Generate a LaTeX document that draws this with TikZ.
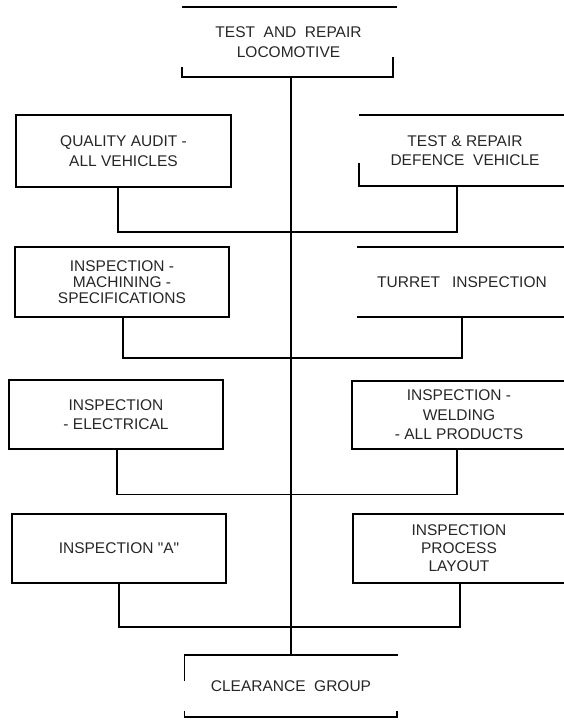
\documentclass[tikz,border=0pt]{standalone}
\usepackage{fontspec}
\setmainfont{Liberation Sans}[Ligatures=TeXOff]
\newcommand{\labfont}{\fontsize{15.5}{19.5}\selectfont}
\begin{document}
\begin{tikzpicture}[x=1pt,y=-1pt,
  lbl/.style={inner sep=0pt, align=center, font=\labfont, text=black!85},
  box/.style={lbl, draw, line width=1.5pt},
  wire/.style={line width=1.6pt},
  edge/.style={line width=1.6pt}]
\useasboundingbox (0,0) rectangle (563,726);
% nodes
\node[lbl, minimum width=213pt, minimum height=70pt] (top) at (288.5,42) {TEST\ \ AND\ \ REPAIR\\[1pt]LOCOMOTIVE};
\node[box, minimum width=215pt, minimum height=72pt] (qa) at (123.5,151) {QUALITY AUDIT -\\ALL VEHICLES};
\node[lbl, minimum width=212pt, minimum height=71pt] (def) at (465,150.5) {TEST \& REPAIR\\DEFENCE\ \ VEHICLE};
\node[box, minimum width=214pt, minimum height=70pt, font=\fontsize{15.5}{16}\selectfont] (mach) at (122,282) {INSPECTION -\\MACHINING -\\SPECIFICATIONS};
\node[lbl, minimum width=210pt, minimum height=70pt] (tur) at (462,282) {TURRET\hspace{12pt}INSPECTION};
\node[box, minimum width=214pt, minimum height=69pt] (elec) at (116,414.5) {INSPECTION\\- ELECTRICAL};
\node[box, minimum width=214pt, minimum height=68pt] (weld) at (459,415) {INSPECTION -\\WELDING\\- ALL PRODUCTS};
\node[box, minimum width=214pt, minimum height=69pt] (insa) at (119,548.5) {INSPECTION "A"};
\node[box, minimum width=212pt, minimum height=69pt, font=\fontsize{15.5}{18}\selectfont] (proc) at (459,548.5) {INSPECTION\\PROCESS\\LAYOUT};
\node[lbl, minimum width=213pt, minimum height=62pt] (clr) at (291,686) {CLEARANCE\ \ GROUP};
% partial borders of open boxes
\draw[edge] (top.north west) -- ([xshift=2pt]top.north east);
\draw[edge] ([yshift=10pt]top.south west) -- (top.south west) -- ([xshift=-2pt]top.south east) -- ([xshift=-2pt,yshift=20pt]top.south east);
\draw[edge] (def.north west) -- (def.north east);
\draw[edge] ([yshift=23pt]def.south west) -- (def.south west) -- (def.south east);
\draw[edge] (tur.north west) -- (tur.north east);
\draw[edge] (tur.south west) -- (tur.south east);
\draw[edge] ([yshift=-26pt]clr.north west) -- (clr.north west) -- (clr.north east);
\draw[edge] ([yshift=6pt]clr.south west) -- (clr.south west) -- ([xshift=-1pt]clr.south east) -- ([xshift=-1pt,yshift=6pt]clr.south east);
% spine
\draw[wire] ([xshift=2.5pt]top.south) -- (clr.north);
% bus coordinates on spine
\coordinate (b1) at (291,232);
\coordinate (b2) at (291,358);
\coordinate (b3) at (291,494.5);
\coordinate (b4) at (291,627);
% connectors
\draw[wire] ([xshift=-5.5pt]qa.south) |- (b1) -| ([xshift=-8pt]def.south);
\draw[wire] ([xshift=1pt]mach.south) |- (b2) -| (tur.south);
\draw[wire] ([xshift=1pt]elec.south) |- (b3) -| ([xshift=-2pt]weld.south);
\draw[wire] (insa.south) |- (b4) -| ([xshift=1pt]proc.south);
\end{tikzpicture}
\end{document}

-*-*-

> _Problem to work on_:
Repeat the material above word for word and skip every image in it.

> _Worked solution_:
Generate a LaTeX document that draws this with TikZ.
\documentclass[tikz,border=0pt]{standalone}
\usepackage{fontspec}
\setmainfont{Liberation Sans}[Ligatures=TeXOff]
\newcommand{\labfont}{\fontsize{15.5}{19.5}\selectfont}
\begin{document}
\begin{tikzpicture}[x=1pt,y=-1pt,
  lbl/.style={inner sep=0pt, align=center, font=\labfont, text=black!85},
  box/.style={lbl, draw, line width=1.5pt},
  wire/.style={line width=1.6pt},
  edge/.style={line width=1.6pt}]
\useasboundingbox (0,0) rectangle (563,726);
% nodes
\node[lbl, minimum width=213pt, minimum height=70pt] (top) at (288.5,42) {TEST\ \ AND\ \ REPAIR\\[1pt]LOCOMOTIVE};
\node[box, minimum width=215pt, minimum height=72pt] (qa) at (123.5,151) {QUALITY AUDIT -\\ALL VEHICLES};
\node[lbl, minimum width=212pt, minimum height=71pt] (def) at (465,150.5) {TEST \& REPAIR\\DEFENCE\ \ VEHICLE};
\node[box, minimum width=214pt, minimum height=70pt, font=\fontsize{15.5}{16}\selectfont] (mach) at (122,282) {INSPECTION -\\MACHINING -\\SPECIFICATIONS};
\node[lbl, minimum width=210pt, minimum height=70pt] (tur) at (462,282) {TURRET\hspace{12pt}INSPECTION};
\node[box, minimum width=214pt, minimum height=69pt] (elec) at (116,414.5) {INSPECTION\\- ELECTRICAL};
\node[box, minimum width=214pt, minimum height=68pt] (weld) at (459,415) {INSPECTION -\\WELDING\\- ALL PRODUCTS};
\node[box, minimum width=214pt, minimum height=69pt] (insa) at (119,548.5) {INSPECTION "A"};
\node[box, minimum width=212pt, minimum height=69pt, font=\fontsize{15.5}{18}\selectfont] (proc) at (459,548.5) {INSPECTION\\PROCESS\\LAYOUT};
\node[lbl, minimum width=213pt, minimum height=62pt] (clr) at (291,686) {CLEARANCE\ \ GROUP};
% partial borders of open boxes
\draw[edge] (top.north west) -- ([xshift=2pt]top.north east);
\draw[edge] ([yshift=10pt]top.south west) -- (top.south west) -- ([xshift=-2pt]top.south east) -- ([xshift=-2pt,yshift=20pt]top.south east);
\draw[edge] (def.north west) -- (def.north east);
\draw[edge] ([yshift=23pt]def.south west) -- (def.south west) -- (def.south east);
\draw[edge] (tur.north west) -- (tur.north east);
\draw[edge] (tur.south west) -- (tur.south east);
\draw[edge] ([yshift=-26pt]clr.north west) -- (clr.north west) -- (clr.north east);
\draw[edge] ([yshift=6pt]clr.south west) -- (clr.south west) -- ([xshift=-1pt]clr.south east) -- ([xshift=-1pt,yshift=6pt]clr.south east);
% spine
\draw[wire] ([xshift=2.5pt]top.south) -- (clr.north);
% bus coordinates on spine
\coordinate (b1) at (291,232);
\coordinate (b2) at (291,358);
\coordinate (b3) at (291,494.5);
\coordinate (b4) at (291,627);
% connectors
\draw[wire] ([xshift=-5.5pt]qa.south) |- (b1) -| ([xshift=-8pt]def.south);
\draw[wire] ([xshift=1pt]mach.south) |- (b2) -| (tur.south);
\draw[wire] ([xshift=1pt]elec.south) |- (b3) -| ([xshift=-2pt]weld.south);
\draw[wire] (insa.south) |- (b4) -| ([xshift=1pt]proc.south);
\end{tikzpicture}
\end{document}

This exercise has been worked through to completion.